Data listing:
+ + + + + + +
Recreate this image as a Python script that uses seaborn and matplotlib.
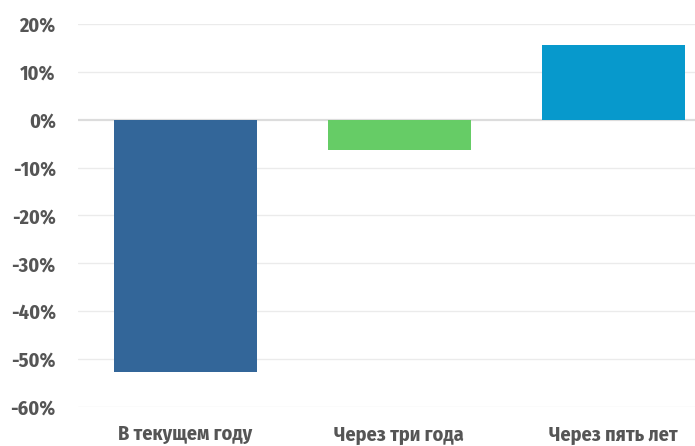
import matplotlib
matplotlib.use("Agg")
import matplotlib.pyplot as plt
from matplotlib import font_manager as fm
from matplotlib.ft2font import FT2Font
import seaborn as sns
import pandas as pd

categories = ["В текущем году", "Через три года", "Через пять лет"]
values = [-52.7, -6.3, 15.6]
colors = ["#336699", "#66CC66", "#0799CC"]
yticks = [-60, -50, -40, -30, -20, -10, 0, 10, 20]

sns.set_style("white")

need = set(ord(c) for c in "".join(categories) + "0123456789-%")


def covers(fname):
    try:
        cm = FT2Font(fname).get_charmap()
    except Exception:
        return False
    return need.issubset(set(cm.keys()))


cands = []
for f in fm.fontManager.ttflist:
    n = (f.fname + " " + f.name).lower()
    if "oblique" in n or "italic" in n:
        continue
    if ("condensed" in n or "narrow" in n) and (f.weight in ("bold", 700) or "bold" in n):
        if covers(f.fname):
            cands.append(f)
cands.sort(key=lambda f: ("semi" in f.fname.lower(), "dejavu" in f.fname.lower()))
if cands:
    fp = fm.FontProperties(fname=cands[0].fname, size=14.5)
else:
    fp = fm.FontProperties(family=["DejaVu Sans"], weight="bold", stretch="condensed", size=12)

df = pd.DataFrame({"cat": categories, "val": values})
fig = plt.figure(figsize=(6.95, 4.46), dpi=100)
ax = fig.add_axes([78/695, 1 - 407/446, 1 - 78/695, (407 - 24)/446])
sns.barplot(data=df, x="cat", y="val", hue="cat", palette=colors, width=0.668,
            legend=False, ax=ax, saturation=1, edgecolor="none", zorder=3)
ax.set_xlim(-0.5, 2.38)
ax.set_ylim(-60, 20)
ax.set_yticks(yticks)
ax.set_yticklabels([f"{t}%" for t in yticks])
for t in yticks:
    ax.axhline(t, color="#dcdcdc" if t == 0 else "#ebebeb", lw=1.6 if t == 0 else 1, zorder=1)
for s in ax.spines.values():
    s.set_visible(False)
ax.set_xlabel("")
ax.set_ylabel("")
ax.tick_params(axis="both", length=0, labelcolor="#555555")
ax.tick_params(axis="y", pad=16)
ax.tick_params(axis="x", pad=13)
for lbl in ax.get_xticklabels() + ax.get_yticklabels():
    lbl.set_fontproperties(fp)
fig.savefig("out.png", dpi=100)
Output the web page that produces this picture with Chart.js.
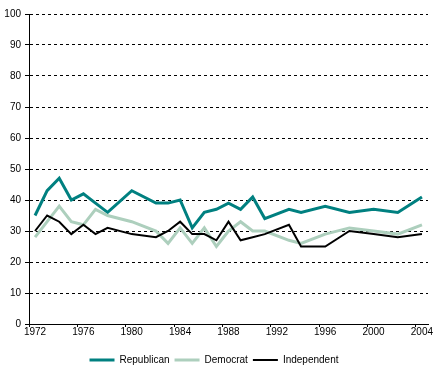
<!DOCTYPE html>
<html>
<head>
<meta charset="utf-8">
<script src="https://cdn.jsdelivr.net/npm/chart.js@4/dist/chart.umd.min.js"></script>
<style>
  html, body { margin: 0; padding: 0; background: #ffffff; }
  #wrap { width: 447px; height: 375px; }
</style>
</head>
<body>
<div id="wrap"><canvas id="c" width="447" height="375"></canvas></div>
<script>
const years = [1972,1973,1974,1975,1976,1977,1978,1980,1982,1983,1984,1985,1986,1987,1988,1989,1990,1991,1993,1994,1996,1998,2000,2002,2004];
const republican = [35,43,47,40,42,39,36,43,39,39,40,31,36,37,39,37,41,34,37,36,38,36,37,36,41];
const democrat = [28,33,38,33,32,37,35,33,30,26,31,26,31,25,30,33,30,30,27,26,29,31,30,29,32];
const independent = [30,35,33,29,32,29,31,29,28,30,33,29,29,27,33,27,28,29,32,25,25,30,29,28,29];
const xTickLabels = ['1972','1976','1980','1984','1988','1992','1996','2000','2004'];
const seriesNames = ['Republican','Democrat','Independent'];

function pts(vals) { return years.map((yr, i) => ({ x: yr, y: vals[i] })); }

const FONT = { family: 'Arial, "Liberation Sans", sans-serif', size: 10 };

new Chart(document.getElementById('c'), {
  type: 'line',
  data: {
    datasets: [
      { label: seriesNames[0], data: pts(republican), borderColor: '#008080', backgroundColor: '#008080', borderWidth: 3, pointRadius: 0, tension: 0, order: 2 },
      { label: seriesNames[1], data: pts(democrat), borderColor: '#ADCFBD', backgroundColor: '#ADCFBD', borderWidth: 3, pointRadius: 0, tension: 0, order: 1 },
      { label: seriesNames[2], data: pts(independent), borderColor: '#000000', backgroundColor: '#000000', borderWidth: 2, pointRadius: 0, tension: 0, order: 0 }
    ]
  },
  options: {
    responsive: false,
    animation: false,
    layout: { padding: { left: 0, right: 19, top: 14, bottom: 0 } },
    plugins: {
      tooltip: { enabled: false },
      legend: {
        position: 'bottom',
        labels: {
          usePointStyle: true,
          pointStyle: 'line',
          pointStyleWidth: 25,
          boxHeight: 10,
          padding: 5,
          color: '#000000',
          font: FONT,
          sort: (a, b) => a.datasetIndex - b.datasetIndex
        }
      }
    },
    scales: {
      x: {
        type: 'linear',
        min: 1971.5,
        max: 2004.5,
        afterBuildTicks: (scale) => {
          scale.ticks = xTickLabels.map(l => ({ value: Number(l) - 0.5 }));
        },
        afterFit: (scale) => { scale.height = 26; },
        ticks: {
          autoSkip: false,
          maxRotation: 0,
          padding: -1,
          labelOffset: 6,
          color: '#000000',
          font: FONT,
          callback: (v) => String(v + 0.5)
        },
        grid: { drawOnChartArea: false, drawTicks: true, tickLength: 3, color: '#000000', lineWidth: 1 },
        border: { display: true, color: '#000000', width: 1 }
      },
      y: {
        min: 0,
        max: 100,
        afterFit: (scale) => { scale.width = 29; },
        ticks: { stepSize: 10, padding: 4, color: '#000000', font: FONT },
        grid: { color: '#000000', lineWidth: 1, drawTicks: true, tickLength: 4, tickColor: '#000000', tickBorderDash: [] },
        border: { display: true, color: '#000000', width: 1, dash: [3, 3] }
      }
    }
  }
});
</script>
</body>
</html>
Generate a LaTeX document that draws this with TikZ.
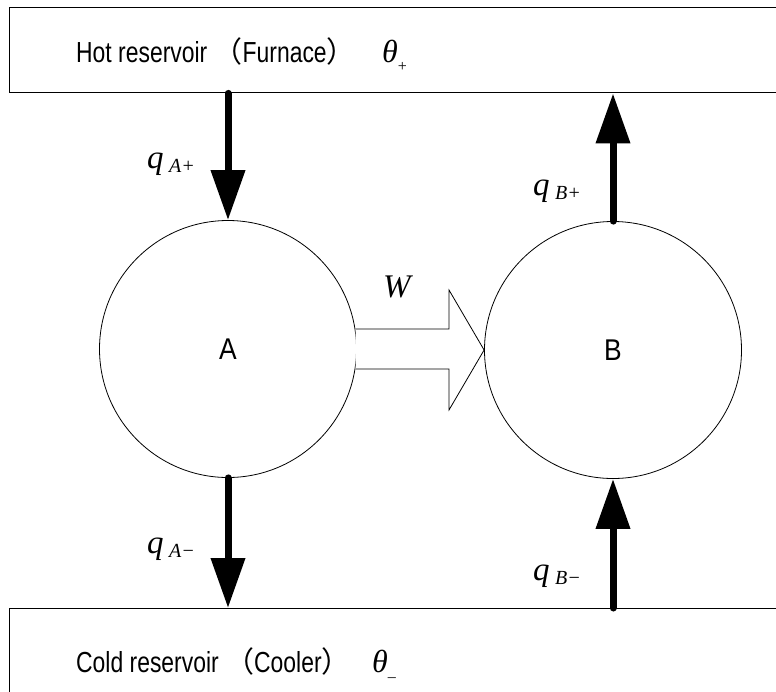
+ + + + + + +
GOAL - Every record above must be given again exactly; drop the pictures.

CORRECT ANSWER -
Recreate this image as a Python script that uses seaborn and matplotlib.
import matplotlib
matplotlib.use("Agg")
import matplotlib.pyplot as plt
from matplotlib import font_manager as fm
from matplotlib.ft2font import FT2Font
import seaborn as sns
import pandas as pd

categories = ["В текущем году", "Через три года", "Через пять лет"]
values = [-52.7, -6.3, 15.6]
colors = ["#336699", "#66CC66", "#0799CC"]
yticks = [-60, -50, -40, -30, -20, -10, 0, 10, 20]

sns.set_style("white")

need = set(ord(c) for c in "".join(categories) + "0123456789-%")


def covers(fname):
    try:
        cm = FT2Font(fname).get_charmap()
    except Exception:
        return False
    return need.issubset(set(cm.keys()))


cands = []
for f in fm.fontManager.ttflist:
    n = (f.fname + " " + f.name).lower()
    if "oblique" in n or "italic" in n:
        continue
    if ("condensed" in n or "narrow" in n) and (f.weight in ("bold", 700) or "bold" in n):
        if covers(f.fname):
            cands.append(f)
cands.sort(key=lambda f: ("semi" in f.fname.lower(), "dejavu" in f.fname.lower()))
if cands:
    fp = fm.FontProperties(fname=cands[0].fname, size=14.5)
else:
    fp = fm.FontProperties(family=["DejaVu Sans"], weight="bold", stretch="condensed", size=12)

df = pd.DataFrame({"cat": categories, "val": values})
fig = plt.figure(figsize=(6.95, 4.46), dpi=100)
ax = fig.add_axes([78/695, 1 - 407/446, 1 - 78/695, (407 - 24)/446])
sns.barplot(data=df, x="cat", y="val", hue="cat", palette=colors, width=0.668,
            legend=False, ax=ax, saturation=1, edgecolor="none", zorder=3)
ax.set_xlim(-0.5, 2.38)
ax.set_ylim(-60, 20)
ax.set_yticks(yticks)
ax.set_yticklabels([f"{t}%" for t in yticks])
for t in yticks:
    ax.axhline(t, color="#dcdcdc" if t == 0 else "#ebebeb", lw=1.6 if t == 0 else 1, zorder=1)
for s in ax.spines.values():
    s.set_visible(False)
ax.set_xlabel("")
ax.set_ylabel("")
ax.tick_params(axis="both", length=0, labelcolor="#555555")
ax.tick_params(axis="y", pad=16)
ax.tick_params(axis="x", pad=13)
for lbl in ax.get_xticklabels() + ax.get_yticklabels():
    lbl.set_fontproperties(fp)
fig.savefig("out.png", dpi=100)
Output the web page that produces this picture with Chart.js.
<!DOCTYPE html>
<html>
<head>
<meta charset="utf-8">
<script src="https://cdn.jsdelivr.net/npm/chart.js@4/dist/chart.umd.min.js"></script>
<style>
  html, body { margin: 0; padding: 0; background: #ffffff; }
  #wrap { width: 447px; height: 375px; }
</style>
</head>
<body>
<div id="wrap"><canvas id="c" width="447" height="375"></canvas></div>
<script>
const years = [1972,1973,1974,1975,1976,1977,1978,1980,1982,1983,1984,1985,1986,1987,1988,1989,1990,1991,1993,1994,1996,1998,2000,2002,2004];
const republican = [35,43,47,40,42,39,36,43,39,39,40,31,36,37,39,37,41,34,37,36,38,36,37,36,41];
const democrat = [28,33,38,33,32,37,35,33,30,26,31,26,31,25,30,33,30,30,27,26,29,31,30,29,32];
const independent = [30,35,33,29,32,29,31,29,28,30,33,29,29,27,33,27,28,29,32,25,25,30,29,28,29];
const xTickLabels = ['1972','1976','1980','1984','1988','1992','1996','2000','2004'];
const seriesNames = ['Republican','Democrat','Independent'];

function pts(vals) { return years.map((yr, i) => ({ x: yr, y: vals[i] })); }

const FONT = { family: 'Arial, "Liberation Sans", sans-serif', size: 10 };

new Chart(document.getElementById('c'), {
  type: 'line',
  data: {
    datasets: [
      { label: seriesNames[0], data: pts(republican), borderColor: '#008080', backgroundColor: '#008080', borderWidth: 3, pointRadius: 0, tension: 0, order: 2 },
      { label: seriesNames[1], data: pts(democrat), borderColor: '#ADCFBD', backgroundColor: '#ADCFBD', borderWidth: 3, pointRadius: 0, tension: 0, order: 1 },
      { label: seriesNames[2], data: pts(independent), borderColor: '#000000', backgroundColor: '#000000', borderWidth: 2, pointRadius: 0, tension: 0, order: 0 }
    ]
  },
  options: {
    responsive: false,
    animation: false,
    layout: { padding: { left: 0, right: 19, top: 14, bottom: 0 } },
    plugins: {
      tooltip: { enabled: false },
      legend: {
        position: 'bottom',
        labels: {
          usePointStyle: true,
          pointStyle: 'line',
          pointStyleWidth: 25,
          boxHeight: 10,
          padding: 5,
          color: '#000000',
          font: FONT,
          sort: (a, b) => a.datasetIndex - b.datasetIndex
        }
      }
    },
    scales: {
      x: {
        type: 'linear',
        min: 1971.5,
        max: 2004.5,
        afterBuildTicks: (scale) => {
          scale.ticks = xTickLabels.map(l => ({ value: Number(l) - 0.5 }));
        },
        afterFit: (scale) => { scale.height = 26; },
        ticks: {
          autoSkip: false,
          maxRotation: 0,
          padding: -1,
          labelOffset: 6,
          color: '#000000',
          font: FONT,
          callback: (v) => String(v + 0.5)
        },
        grid: { drawOnChartArea: false, drawTicks: true, tickLength: 3, color: '#000000', lineWidth: 1 },
        border: { display: true, color: '#000000', width: 1 }
      },
      y: {
        min: 0,
        max: 100,
        afterFit: (scale) => { scale.width = 29; },
        ticks: { stepSize: 10, padding: 4, color: '#000000', font: FONT },
        grid: { color: '#000000', lineWidth: 1, drawTicks: true, tickLength: 4, tickColor: '#000000', tickBorderDash: [] },
        border: { display: true, color: '#000000', width: 1, dash: [3, 3] }
      }
    }
  }
});
</script>
</body>
</html>
Generate a LaTeX document that draws this with TikZ.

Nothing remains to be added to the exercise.